Una critica alla Slow Productivity
C’è un Note Bene da fare a questo punto; anzi in realtà lo fa anche l’autore stesso nel libro. Sebbene questo libro riguardi in generale la produttività del lavoro intellettuale, si rivolge in particolare a chiunque abbia un ragionevole grado di autonomia del proprio lavoro. Questo include i freelance, i lavoratori autonomi e coloro che gestiscono piccole imprese. Chi lavora invece in un ufficio sotto stretta supervisione, potrebbe avere più difficoltà a mettere in atto le strategie suggerite, così come i lavoratori altamente strutturati, inseriti in processi gerarchici precisi (come medici e avvocati, ad esempio).

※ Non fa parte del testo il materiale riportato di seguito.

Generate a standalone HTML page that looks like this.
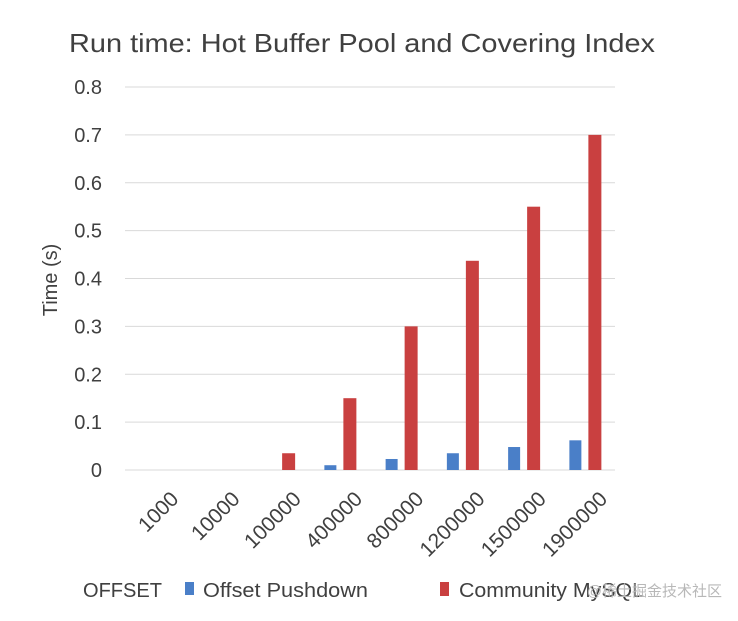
<!DOCTYPE html>
<html><head><meta charset="utf-8"><style>
body{margin:0;background:#fff;}
svg text{font-family:"Liberation Sans","Noto Sans CJK SC",sans-serif;fill:#404040;}
</style></head><body>
<svg width="738" height="616" viewBox="0 0 738 616">
<text x="362" y="52" font-size="26" text-anchor="middle" textLength="586" lengthAdjust="spacingAndGlyphs">Run time: Hot Buffer Pool and Covering Index</text>
<text transform="translate(57,280) rotate(-90)" font-size="20" text-anchor="middle">Time (s)</text>
<g id="grid"></g><g id="bars"></g><g id="xlabels"></g>
<text x="83" y="597" font-size="20" textLength="79" lengthAdjust="spacingAndGlyphs">OFFSET</text>
<rect x="185" y="582" width="9" height="13" fill="#4a7fc8"/>
<text x="203" y="597" font-size="20" textLength="165" lengthAdjust="spacingAndGlyphs">Offset Pushdown</text>
<rect x="440" y="582" width="9" height="14" fill="#c94040"/>
<text x="459" y="597" font-size="20" textLength="185" lengthAdjust="spacingAndGlyphs">Community MySQL</text>
<text x="722" y="596" font-size="15" text-anchor="end" style="fill:#b8b8b8">@稀土掘金技术社区</text>
</svg>
<script>
const categories=["1000","10000","100000","400000","800000","1200000","1500000","1900000"];
const pushdown=[0,0,0,0.01,0.023,0.035,0.048,0.062];
const community=[0,0,0.035,0.15,0.3,0.437,0.55,0.7];
const ticks=[0,0.1,0.2,0.3,0.4,0.5,0.6,0.7,0.8];
const NS="http://www.w3.org/2000/svg";
const x0=125,x1=615,yb=470,yt=87,ymax=0.8;
const y=v=>yb-(v/ymax)*(yb-yt);
const step=(x1-x0)/categories.length;
const cx=i=>x0+step*(i+0.5);
function mk(tag,attrs,parent){const e=document.createElementNS(NS,tag);for(const k in attrs)e.setAttribute(k,attrs[k]);document.getElementById(parent).appendChild(e);return e;}
ticks.forEach(t=>{
 const l=mk('line',{x1:x0,x2:x1,y1:y(t),y2:y(t),stroke:'#d9d9d9','stroke-width':1},'grid');
 
 
 const tx=mk('text',{x:102,y:y(t)+7,'font-size':20,'text-anchor':'end'},'grid');
 tx.textContent=String(t);
 
 
});
categories.forEach((c,i)=>{
 const b=mk('rect',{x:cx(i)-15,y:y(pushdown[i]),width:12,height:yb-y(pushdown[i]),fill:'#4a7fc8'},'bars');
 
 
 const r=mk('rect',{x:cx(i)+4,y:y(community[i]),width:13,height:yb-y(community[i]),fill:'#c94040'},'bars');
 
 
 const t=mk('text',{transform:`translate(${cx(i)+14},${490}) rotate(-45)`,'font-size':21,'text-anchor':'end','dominant-baseline':'hanging'},'xlabels');
 t.textContent=c;
 
 
});
</script>
</body></html>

Sta qui il punto critico del libro: sebbene il concetto di “produttività lenta” sia affascinante e teoricamente valido, può risultare difficile da applicare in molti contesti lavorativi, soprattutto in ambienti ad alta pressione o con richieste imprevedibili. Non tutti i professionisti hanno il controllo completo del proprio tempo o possono permettersi di rifiutare attività non allineate alle proprie priorità, come Newport consiglia.
L’autore divide il libro in una parte iniziale, volta a farci capire come siamo arrivati alla necessità della Slow productivity, e in tre lunghi capitoli, uno per ciascuno dei principi che la definiscono. I capitoli iniziano con la spiegazione del consiglio corrispondente, fornendo una giustificazione del perché sia fondamentale per raggiungere l’obiettivo di una vita lavorativa più sostenibile. Queste motivazioni sono poi seguite da una serie di proposte che illustrano idee specifiche per l’attuazione del principio nella realtà disordinata di un lavoro intellettuale standard.
Questo libro rappresenta una sfida ai modelli classici di produttività, particolarmente rilevante per chi lavora nel marketing e nella comunicazione, settori in cui il ritmo è incessante e la pressione a essere sempre presenti e attivi può risultare schiacciante. Offre strumenti e consigli validi, ma lascia aperta una grossa domanda su come adattare effettivamente queste strategie a contesti di lavoro meno flessibili.
Da Freelance, a me il libro è piaciuto molto e l’ho trovato utile. C’è una parte ricca di storie ed esempi tratti dalla vita dei lavoratori intellettuali tradizionali in una varietà di campi e periodi diversi, con consigli e strategie concrete che possiamo adattare alla nostra particolare situazione professionale.
Il suo limite, che anche l’autore stesso sottolinea, non lo rende meno utile o consigliato; semplicemente non lo rende adatto a una tipologia di lavoratore inserito in un ambiente troppo strutturato e rigido.
È quindi un libro perfetto per lavoratori autonomi/freelance ma, lasciatemelo dire, anche per chi gestisce team e aziende e vuole evitare che il lavoro FAST diventi contro produttivo all’interno della propria attività. Un Social Media Manager non è un medico reperibile H24. Si può essere reattivi anche senza andare in burnout.